The exercise:
From the entries provided below, copy each line that contains the word "React".
━━━━━━━━━━
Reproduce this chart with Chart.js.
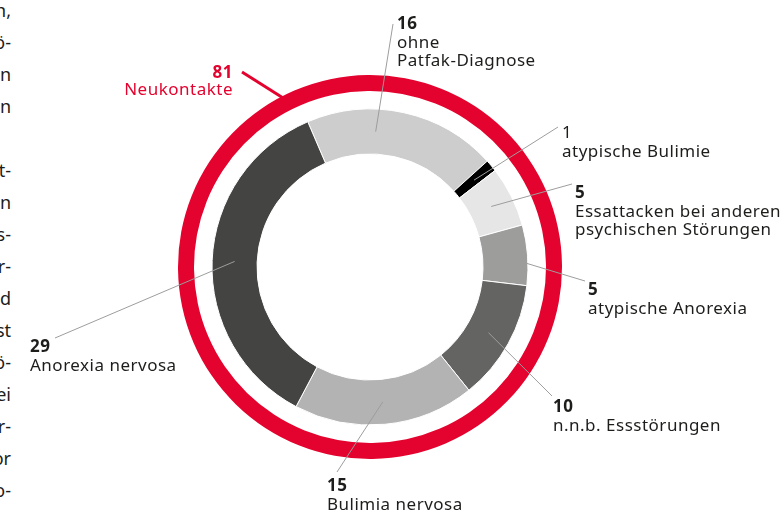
<!DOCTYPE html>
<html>
<head>
<meta charset="utf-8">
<script src="https://cdn.jsdelivr.net/npm/chart.js@4.4.0/dist/chart.umd.min.js"></script>
<style>
  html, body { margin: 0; padding: 0; background: #fff; }
  #wrap { position: relative; width: 782px; height: 514px; overflow: hidden; }
  #frag {
    position: absolute; left: -200px; top: -6px; width: 211px;
    text-align: right; font: 18px "Noto Sans", sans-serif; line-height: 32px; color: #1d1d1b;
  }
  canvas { position: absolute; left: 0; top: 0; }
</style>
</head>
<body>
<div id="wrap">
  <div id="frag"></div>
  <canvas id="ring" width="782" height="514"></canvas>
</div>
<script>
// Daten
const categories = ['ohne\nPatfak-Diagnose', 'atypische Bulimie', 'Essattacken bei anderen\npsychischen Störungen',
  'atypische Anorexia', 'n.n.b. Essstörungen', 'Bulimia nervosa', 'Anorexia nervosa'];
const counts = [16, 1, 5, 5, 10, 15, 29];
const totalLabel = 'Neukontakte';
const totalCount = [81];

// angeschnittene Textspalte links
const fragments = ['n,', 'ö-', 'n', 'n', '', 't-', 'n', 's-', 'r-', 'd', 'st', 'ö-', 'ei', 'r-', 'or', 'o-'];

const colors = ['#cdcdcd', '#000000', '#e6e6e6', '#9d9d9c', '#646463', '#b3b3b3', '#444443'];
const red = '#e4032e';
const font = '"Noto Sans", sans-serif';

// Beschriftungen: Textposition (Grundlinie), Endpunkt der Linie, Ansatz im Segment
const callouts = [
  { tx: 397, ty: 29, ex: 393, ey: 24, at: 0.36, bold: true },
  { tx: 562, ty: 138, ex: 558, ey: 127, at: 0.5, bold: false },
  { tx: 575, ty: 198, ex: 572, ey: 184, at: 0.5, bold: true },
  { tx: 588, ty: 295, ex: 585, ey: 281, at: 0.5, bold: true },
  { tx: 553, ty: 412, ex: 552, ey: 396, at: 0.5, bold: true },
  { tx: 327, ty: 491, ex: 337, ey: 472, at: 0.5, bold: true },
  { tx: 30, ty: 352, ex: 55, ey: 338, at: 0.5, bold: true }
];

document.getElementById('frag').innerHTML = fragments.map(s => s || '&nbsp;').join('<br>');

const calloutPlugin = {
  id: 'callouts',
  afterDraw(chart) {
    const ctx = chart.ctx;
    const meta = chart.getDatasetMeta(2);
    ctx.save();
    // graue Linien
    ctx.strokeStyle = '#9d9d9d';
    ctx.lineWidth = 1;
    meta.data.forEach((arc, i) => {
      const p = arc.getProps(['x', 'y', 'startAngle', 'endAngle', 'innerRadius', 'outerRadius'], true);
      const c = callouts[i];
      const a = p.startAngle + (p.endAngle - p.startAngle) * c.at;
      const r = (p.innerRadius + p.outerRadius) / 2;
      ctx.beginPath();
      ctx.moveTo(p.x + Math.cos(a) * r, p.y + Math.sin(a) * r);
      ctx.lineTo(c.ex, c.ey);
      ctx.stroke();
    });
    // Texte
    ctx.fillStyle = '#1d1d1b';
    ctx.textAlign = 'left';
    ctx.textBaseline = 'alphabetic';
    ctx.letterSpacing = '0.5px';
    categories.forEach((cat, i) => {
      const c = callouts[i];
      ctx.font = (c.bold ? 'bold ' : '') + '17px ' + font;
      ctx.fillText(String(counts[i]), c.tx, c.ty);
      ctx.font = '17px ' + font;
      cat.split('\n').forEach((line, j) => ctx.fillText(line, c.tx, c.ty + 18.5 * (j + 1)));
    });
    // rote Gesamtzahl
    const outer = chart.getDatasetMeta(0).data[0];
    const q = outer.getProps(['x', 'y', 'outerRadius'], true);
    const ang = (-27.2 - 90) * Math.PI / 180;
    ctx.strokeStyle = red;
    ctx.lineWidth = 3;
    ctx.beginPath();
    ctx.moveTo(242, 72);
    ctx.lineTo(q.x + Math.cos(ang) * (q.outerRadius - 2), q.y + Math.sin(ang) * (q.outerRadius - 2));
    ctx.stroke();
    ctx.fillStyle = red;
    ctx.textAlign = 'right';
    ctx.font = 'bold 17px ' + font;
    ctx.fillText(String(totalCount[0]), 233, 78);
    ctx.font = '17px ' + font;
    ctx.fillText(totalLabel, 233, 95);
    ctx.restore();
  }
};

new Chart(document.getElementById('ring'), {
  type: 'doughnut',
  data: {
    labels: categories,
    datasets: [
      { data: totalCount, backgroundColor: [red], borderWidth: 0, hoverBorderWidth: 0, weight: 16 },
      { data: [1], backgroundColor: ['rgba(0,0,0,0)'], borderWidth: 0, weight: 18 },
      { data: counts, backgroundColor: colors, borderColor: '#ffffff', borderWidth: 1, weight: 45 }
    ]
  },
  options: {
    responsive: false,
    animation: false,
    events: [],
    rotation: -23.2,
    cutout: 113,
    layout: { padding: { left: 178, top: 75, right: 220, bottom: 55 } },
    plugins: { legend: { display: false }, tooltip: { enabled: false } }
  },
  plugins: [calloutPlugin]
});
</script>
</body>
</html>
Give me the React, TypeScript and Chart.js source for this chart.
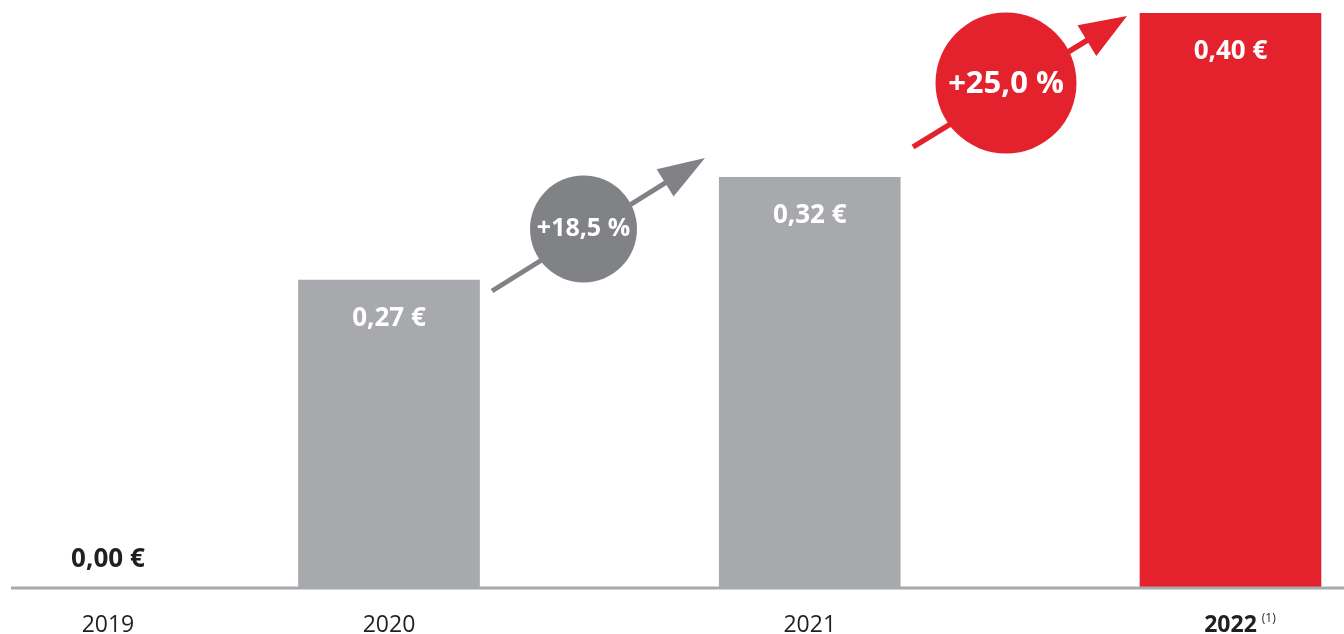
import React, { useEffect, useRef } from "react";
import { Chart, registerables } from "chart.js";

Chart.register(...registerables);

// ---- data ----
const categories = ["2019", "2020", "2021", "2022"];
const dividends = [0.0, 0.27, 0.32, 0.4];
const valueLabels = ["0,00 €", "0,27 €", "0,32 €", "0,40 €"];
const footnotes = ["", "", "", "(1)"];
const highlighted = [false, false, false, true];
const growthLabels = ["+18,5 %", "+25,0 %"];

// ---- layout (not data) ----
const categorySlots = [0.332, 1, 2, 3];

const GRAY = "#a7a9ac";
const DARK_GRAY = "#808285";
const RED = "#e4222e";
const INK = "#231f20";
const FONT = '"Open Sans", "Noto Sans", sans-serif';

type Growth = {
  label: string;
  color: string;
  start: [number, number];
  tip: [number, number];
  headLen: number;
  headHalf: number;
  shaft: number;
  cx: number;
  cy: number;
  r: number;
  fontSize: number;
  textDy: number;
};

const growthMarks: Growth[] = [
  {
    label: growthLabels[0],
    color: DARK_GRAY,
    start: [492, 291],
    tip: [705, 158],
    headLen: 47,
    headHalf: 16,
    shaft: 5,
    cx: 583.5,
    cy: 229,
    r: 53.5,
    fontSize: 25,
    textDy: 7,
  },
  {
    label: growthLabels[1],
    color: RED,
    start: [913, 147],
    tip: [1127, 16],
    headLen: 47,
    headHalf: 18,
    shaft: 5.5,
    cx: 1006,
    cy: 83,
    r: 70.5,
    fontSize: 31,
    textDy: 10,
  },
];

function drawGrowth(ctx: CanvasRenderingContext2D, g: Growth) {
  const [x0, y0] = g.start;
  const [x1, y1] = g.tip;
  const dx = x1 - x0;
  const dy = y1 - y0;
  const len = Math.hypot(dx, dy);
  const ux = dx / len;
  const uy = dy / len;
  const px = -uy;
  const py = ux;
  const bx = x1 - ux * g.headLen;
  const by = y1 - uy * g.headLen;
  ctx.save();
  ctx.strokeStyle = g.color;
  ctx.fillStyle = g.color;
  ctx.lineWidth = g.shaft;
  ctx.lineCap = "butt";
  ctx.beginPath();
  ctx.moveTo(x0, y0);
  ctx.lineTo(bx + ux * 4, by + uy * 4);
  ctx.stroke();
  ctx.beginPath();
  ctx.moveTo(x1, y1);
  ctx.lineTo(bx + px * g.headHalf, by + py * g.headHalf);
  ctx.lineTo(bx - px * g.headHalf, by - py * g.headHalf);
  ctx.closePath();
  ctx.fill();
  ctx.beginPath();
  ctx.arc(g.cx, g.cy, g.r, 0, Math.PI * 2);
  ctx.fill();
  ctx.fillStyle = "#ffffff";
  ctx.font = `bold ${g.fontSize}px ${FONT}`;
  ctx.textAlign = "center";
  ctx.textBaseline = "alphabetic";
  ctx.fillText(g.label, g.cx, g.cy + g.textDy);
  ctx.restore();
}

const overlayPlugin = {
  id: "overlay",
  afterDatasetsDraw(chart: any) {
    const ctx: CanvasRenderingContext2D = chart.ctx;
    const { left, right, bottom } = chart.chartArea;
    const meta = chart.getDatasetMeta(0);
    ctx.save();
    // baseline
    ctx.strokeStyle = GRAY;
    ctx.lineWidth = 3;
    ctx.beginPath();
    ctx.moveTo(left, bottom);
    ctx.lineTo(right, bottom);
    ctx.stroke();

    meta.data.forEach((bar: any, i: number) => {
      const x = bar.x;
      ctx.textAlign = "center";
      ctx.textBaseline = "alphabetic";
      ctx.font = `bold 26px ${FONT}`;
      if (dividends[i] > 0 && bar.y < bottom) {
        ctx.fillStyle = "#ffffff";
        ctx.fillText(valueLabels[i], x, bar.y + 46);
      } else {
        ctx.fillStyle = INK;
        ctx.fillText(valueLabels[i], x, bottom - 21);
      }
      // category labels
      ctx.fillStyle = INK;
      ctx.font = `${highlighted[i] ? "bold " : ""}23px ${FONT}`;
      ctx.fillText(categories[i], x, 632);
      if (footnotes[i]) {
        const w = ctx.measureText(categories[i]).width;
        ctx.font = `12px ${FONT}`;
        ctx.textAlign = "left";
        ctx.fillText(footnotes[i], x + w / 2 + 5, 622);
      }
    });
    ctx.restore();

    growthMarks.forEach((g) => drawGrowth(ctx, g));
  },
};

export default function App() {
  const canvasRef = useRef<HTMLCanvasElement | null>(null);

  useEffect(() => {
    document.body.style.margin = "0";
    const canvas = canvasRef.current;
    if (!canvas) return;
    const chart = new Chart(canvas, {
      type: "bar",
      data: {
        datasets: [
          {
            label: "Dividende",
            data: categories.map((c, i) => ({ x: categorySlots[i], y: dividends[i] })),
            backgroundColor: highlighted.map((h) => (h ? RED : GRAY)),
            borderWidth: 0,
            barThickness: 181,
          },
        ],
      },
      options: {
        animation: false,
        responsive: true,
        maintainAspectRatio: false,
        layout: { padding: { left: 11, right: 0, top: 13, bottom: 46 } },
        scales: {
          x: {
            type: "linear",
            display: false,
            offset: false,
            grid: { offset: false },
            min: 0.1016,
            max: 3.2698,
          },
          y: { display: false, min: 0.12, max: 0.4 },
        },
        plugins: {
          legend: { display: false },
          tooltip: { enabled: false },
        },
      },
      plugins: [overlayPlugin],
    });
    return () => chart.destroy();
  }, []);

  return (
    <div style={{ position: "absolute", left: 0, top: 0, width: 1344, height: 634 }}>
      <canvas ref={canvasRef} />
    </div>
  );
}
━━━━━━━━━━
Solution for this task:
Give me the React, TypeScript and Chart.js source for this chart.
import React, { useEffect, useRef } from "react";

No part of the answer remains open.